Mais le second risque, celui que vous signalez, sera de paraître peu crédible auprès des électeurs au regard de ce qui a pu être fait dans les 20 ou 30 dernières années. Xavier Bertrand ou Valérie Pécresse ont ainsi été à de hautes fonctions politiques nationales, et exercent encore de hautes fonctions politiques locales, et il sera facile de  comparer non seulement leurs discours, mais aussi leurs choix, au futur programme qu’ils pourraient avoir à défendre. Libre alors à chacun d’en tirer ses propres conclusions au moment du vote. Reste que, sur ce point, l’observateur politique est autant surpris des capacités d’oubli des électeurs que de la manière dont, au contraire, ils peuvent se focaliser sur un mot ou une formule. Bien malin donc celui qui peut dire si le futur candidat LR sera ou non jugé sincère quand il présentera son programme. Là encore défions-nous de la boule de cristal…

150.000 adhérents sont inscrits, et les débats s’organisent et redonnent de l’espace médiatique à LR. Pour autant, dans quel état se trouve le parti actuellement ?

Christian Jacob se félicite à juste titre, et on le comprend, de ces nouvelles adhésions de militants qui décident de participer au choix du candidat LR. Pour un parti atone depuis 2017, même si, rappelons-le, il a su bien faire jouer ses élus aux élections locales, pour un parti devenu et tout cas clairement un parti de cadres, un parti d’élus, bien éloigné de l’approche gaullienne du rassemblement, ce peut être un nouvel élan.

Mais pour transformer l’essai, il va falloir un jour ou l’autre sortir de l’ambiguïté en termes de doctrine et/ou de programme, sortir de l’approche chiraquienne du parti « de droite et du centre », ce qui n’existe pas.

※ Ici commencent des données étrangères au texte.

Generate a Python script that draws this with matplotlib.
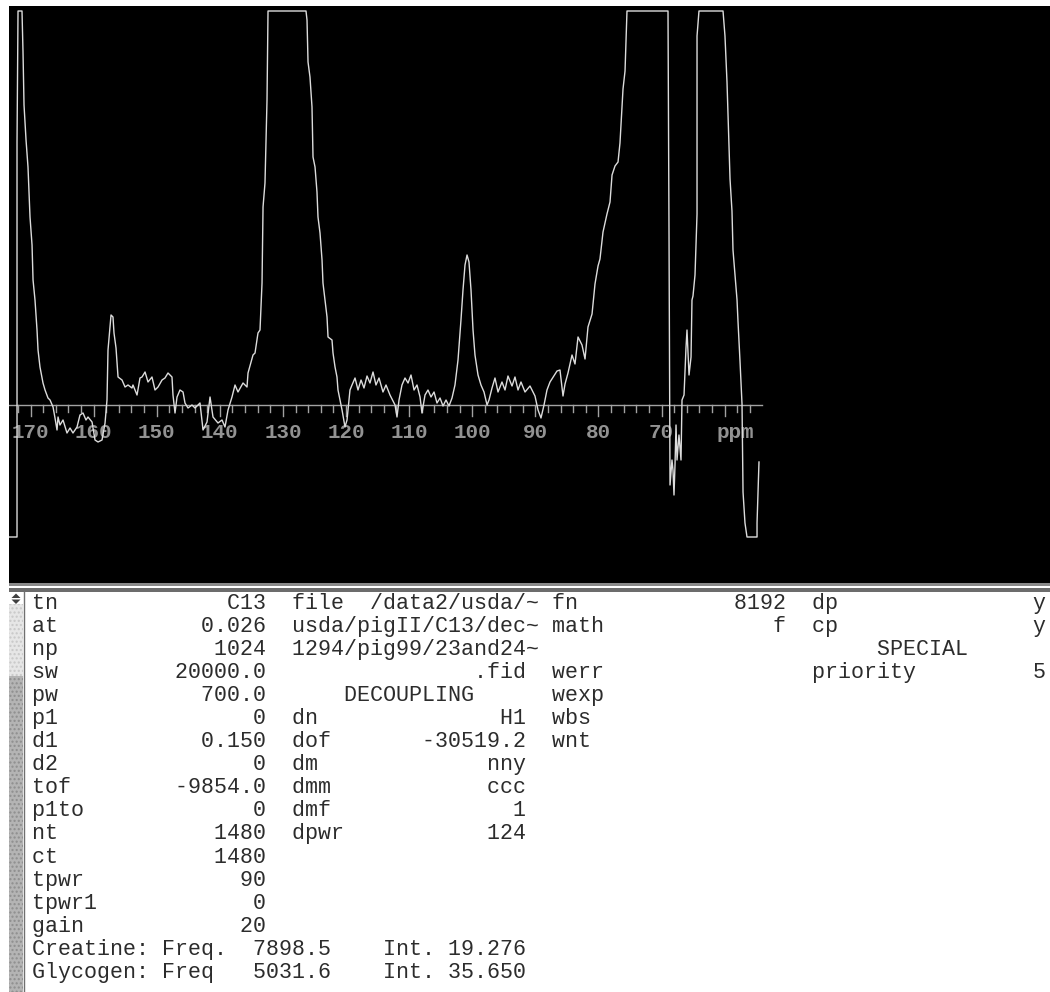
import matplotlib
matplotlib.use("Agg")
import matplotlib.pyplot as plt
from matplotlib.patches import Rectangle, Polygon
import numpy as np

# spectrum (ppm, intensity in display units; clipped at the screen limits)
ppm = [173.41, 172.14, 172.14, 171.98, 171.35, 171.19, 171.03, 170.71, 170.40, 170.08,
       169.76, 169.60, 169.29, 168.97, 168.81, 168.50, 168.02, 167.70, 167.23, 166.91,
       166.43, 166.12, 165.80, 165.64, 165.33, 164.85, 164.22, 163.74, 163.27, 162.63,
       162.16, 161.68, 161.21, 160.89, 160.25, 159.78, 159.30, 158.67, 158.19, 157.88,
       157.72, 157.24, 156.93, 156.77, 156.45, 156.13, 155.50, 155.02, 154.55, 153.92,
       153.76, 153.12, 152.65, 152.33, 151.85, 151.38, 150.75, 150.27, 149.79, 149.16,
       148.69, 148.21, 147.58, 147.42, 147.10, 146.78, 146.31, 145.83, 145.52, 145.04,
       144.41, 143.93, 143.14, 142.66, 142.03, 141.55, 141.08, 140.29, 139.65, 139.18,
       138.70, 138.07, 137.59, 137.12, 136.32, 135.69, 135.53, 134.74, 134.42, 133.95,
       133.63, 133.31, 133.15, 132.84, 132.52, 132.36, 126.34, 126.18, 126.02, 125.71,
       125.39, 125.23, 124.91, 124.60, 124.44, 124.12, 123.80, 123.65, 123.01, 122.85,
       122.22, 122.06, 121.74, 121.43, 121.27, 120.63, 120.16, 119.84, 119.68, 119.37,
       119.05, 118.57, 118.10, 117.62, 117.15, 116.67, 116.20, 115.72, 115.25, 114.77,
       114.14, 113.66, 113.03, 112.23, 111.92, 111.60, 111.13, 110.65, 110.17, 109.70,
       109.22, 108.75, 108.27, 107.96, 107.48, 107.01, 106.53, 106.05, 105.58, 105.10,
       104.63, 104.15, 103.68, 103.20, 102.73, 102.25, 101.78, 101.46, 101.14, 100.82,
       100.51, 100.19, 99.87, 99.56, 99.08, 98.61, 98.13, 97.65, 97.34, 96.86,
       96.39, 95.91, 95.28, 94.80, 94.33, 93.69, 93.22, 92.74, 92.27, 91.63,
       90.84, 90.05, 89.57, 89.10, 88.62, 88.15, 87.67, 86.56, 86.09, 85.61,
       85.29, 84.82, 84.18, 83.71, 83.23, 82.60, 82.12, 81.65, 81.01, 80.54,
       80.06, 79.75, 79.27, 78.64, 78.16, 77.84, 77.37, 76.89, 76.58, 76.26,
       76.10, 75.78, 75.47, 68.97, 68.81, 68.65, 68.34, 68.18, 68.02, 67.86,
       67.70, 67.54, 67.23, 66.91, 66.75, 66.43, 66.12, 65.96, 65.64, 65.32,
       65.17, 65.01, 64.69, 64.37, 64.37, 64.06, 60.25, 59.94, 59.62, 59.46,
       59.14, 58.83, 58.67, 58.03, 57.88, 57.56, 57.24, 57.08, 56.77, 56.45,
       54.86, 54.86, 54.55]
intensity = [-132, -132, 262, 394, 394, 353, 300, 265, 238, 188,
             160, 125, 105, 75, 55, 38, 22, 15, 7, 5,
             -2, -13, -25, -12, -20, -15, -28, -23, -28, -22,
             -10, -8, -15, -12, -17, -35, -37, -35, -18, 5,
             55, 90, 88, 72, 57, 28, 25, 18, 20, 17,
             20, 10, 27, 28, 33, 23, 28, 15, 18, 25,
             27, 32, 28, 10, -8, 8, 15, 13, 2, -3,
             0, -3, 2, -25, -17, 8, -12, -18, -15, -22,
             -5, 8, 20, 13, 22, 18, 32, 50, 52, 72,
             75, 122, 198, 222, 305, 394, 394, 385, 343, 328,
             298, 248, 238, 213, 188, 172, 145, 122, 88, 68,
             65, 52, 38, 28, 15, -5, -22, -15, -5, 15,
             20, 27, 15, 25, 17, 29, 22, 33, 20, 27,
             13, 20, 10, 0, -12, 5, 20, 27, 22, 30,
             15, 20, 8, -8, 10, 15, 8, 13, 2, 7,
             -1, 5, -1, 7, 20, 45, 85, 115, 140, 150,
             143, 115, 75, 50, 30, 20, 13, 0, 5, 17,
             27, 13, 23, 15, 29, 19, 28, 15, 23, 13,
             19, 9, -5, -13, 0, 15, 23, 34, 35, 9,
             21, 32, 50, 41, 68, 60, 46, 78, 91, 121,
             139, 146, 173, 191, 203, 230, 239, 243, 262, 298,
             316, 334, 394, 394, 171, -80, -55, -65, -90, -60,
             -20, -55, -30, -55, 5, 10, 57, 75, 30, 48,
             105, 109, 130, 191, 369, 394, 394, 369, 323, 291,
             226, 194, 155, 105, 84, 44, 1, -87, -118, -132,
             -132, -118, -57]

tick_labels = [170, 160, 150, 140, 130, 120, 110, 100, 90, 80, 70]
axis_start, axis_end = 173.41, 54.07

# parameter listing under the spectrum
col1_names = ["tn", "at", "np", "sw", "pw", "p1", "d1", "d2", "tof", "p1to",
              "nt", "ct", "tpwr", "tpwr1", "gain"]
col1_values = ["C13", "0.026", "1024", "20000.0", "700.0", "0", "0.150", "0",
               "-9854.0", "0", "1480", "1480", "90", "0", "20"]
col2_names = ["file", "", "", "", "DECOUPLING", "dn", "dof", "dm", "dmm", "dmf", "dpwr"]
col2_values = ["/data2/usda/~", "usda/pigII/C13/dec~", "1294/pig99/23and24~", ".fid",
               "", "H1", "-30519.2", "nny", "ccc", "1", "124"]
col3_names = ["fn", "math", "", "werr", "wexp", "wbs", "wnt"]
col3_values = ["8192", "f", "", "", "", "", ""]
col4_names = ["dp", "cp", "SPECIAL", "priority"]
col4_values = ["y", "y", "", "5"]
result_names = ["Creatine:", "Glycogen:"]
result_freq_labels = ["Freq.", "Freq"]
result_freqs = ["7898.5", "5031.6"]
result_ints = ["19.276", "35.650"]


def cell(name, value, width=18):
    if value == "" and name.isupper():
        return name.center(width)
    if value.endswith("~"):
        width += 1
    return name + value.rjust(width - len(name))


def get(lst, i):
    return lst[i] if i < len(lst) else ""


lines = []
for i in range(len(col1_names)):
    line = cell(col1_names[i], col1_values[i]) + "  "
    if i < len(col2_names):
        line += cell(col2_names[i], col2_values[i])
    line = line.ljust(40)
    if i < len(col3_names) and col3_names[i]:
        line += cell(col3_names[i], col3_values[i])
    line = line.ljust(60)
    if i < len(col4_names):
        line += cell(col4_names[i], col4_values[i])
    lines.append(line.rstrip())
for n, fl, fr, it in zip(result_names, result_freq_labels, result_freqs, result_ints):
    lines.append(f"{n} {fl:<5}  {fr}    Int. {it}")

W, H = 1050, 992
fig = plt.figure(figsize=(W / 100, H / 100), dpi=100, facecolor="white")

# background layer in pixel units: separator, scroll bar, listing
bg = fig.add_axes([0, 0, 1, 1])
bg.set_xlim(0, W)
bg.set_ylim(H, 0)
bg.axis("off")
bg.add_patch(Rectangle((9, 582), W - 9, 3.5, color="#8a8a8a", lw=0))
bg.add_patch(Rectangle((9, 587.5), W - 9, 4.5, color="#6c6c6c", lw=0))
bg.add_patch(Rectangle((9, 604), 14, 72, facecolor="#e6e6e6", edgecolor="#c8c8c8",
                       hatch="....", lw=0))
bg.add_patch(Rectangle((9, 676), 14, H - 676, facecolor="#b4b4b4", edgecolor="#8e8e8e",
                       hatch="....", lw=0))
bg.plot([23.5, 23.5], [592, H], color="#707070", lw=1.0)
bg.add_patch(Polygon([[11.5, 598], [20.5, 598], [16, 593.5]], color="#404040", lw=0))
bg.add_patch(Polygon([[11.5, 599.5], [20.5, 599.5], [16, 604]], color="#404040", lw=0))

mono = "Liberation Mono"
for r, line in enumerate(lines):
    bg.text(32, 608.5 + 23.1 * r, line, family=mono, fontsize=15.6, color="#2c2c2c",
            ha="left", va="baseline")

# spectrum screen
ax = fig.add_axes([9 / W, (H - 583) / H, (W - 9) / W, 577 / H])
ax.set_facecolor("black")
for s in ax.spines.values():
    s.set_visible(False)
ax.set_xticks([])
ax.set_yticks([])
ax.set_xlim(173.41, 8.43)
ax.set_ylim(-178, 399)

axis_col = "#a2a2a2"
ax.plot([axis_start, axis_end], [0, 0], color=axis_col, lw=1.0, zorder=2)
for t in range(172, 55, -2):
    depth = -11 if t % 10 == 0 else -7
    ax.plot([t, t], [0, depth], color=axis_col, lw=1.0, zorder=2)
for t in tick_labels:
    ax.text(t, -28, str(t), family=mono, fontweight="bold", fontsize=15, color="#929292",
            ha="center", va="center", zorder=2)
ax.text(58.35, -28, "ppm", family=mono, fontweight="bold", fontsize=15, color="#929292",
        ha="center", va="center", zorder=2)

ax.plot(ppm, np.clip(intensity, -132, 394), color="#dcdcdc", lw=1.0, zorder=3)

fig.savefig("out.png", dpi=100, facecolor="white")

Et cela n'existe pas parce que, sur la question de la souveraineté de la France et de sa place par rapport à l’Union européenne, sur celle du rôle de l'État, y compris dans l’économie, ou sur les questions sociétales, il n'y a pas actuellement d'accord entre ce qu'on peut appeler en France la droite et le centre. Le seul accord qui semble exister, un même intérêt économique d’une classe sociale, devenu trop visible, ne saurait plus fédérer que ceux, de moins en moins nombreux dans notre pays, qui ont plus à perdre qu’à gagner en en terminant avec le statu quo et son absence de choix, ou qui sont trop frileux pour envisager le moindre changement.

C’est pourquoi, après les élections de 2022, et quel que soit leur résultat, y compris pourquoi pas en cas de victoire, les Républicains devront clarifier leur doctrine et sans doute renouveler quelques têtes. Leur vraie question sera alors de savoir comment partir de la base et non du sommet pour se réformer, et comment permettre à leurs élus locaux et à leurs nouveaux adhérents de contribuer à rebâtir un parti national. On comprend que certains, prudents, ne se montrent guère actuellement, soucieux de préserver leur image pour pouvoir contribuer à cette refondation qui ne pourra pas ne pas avoir lieu.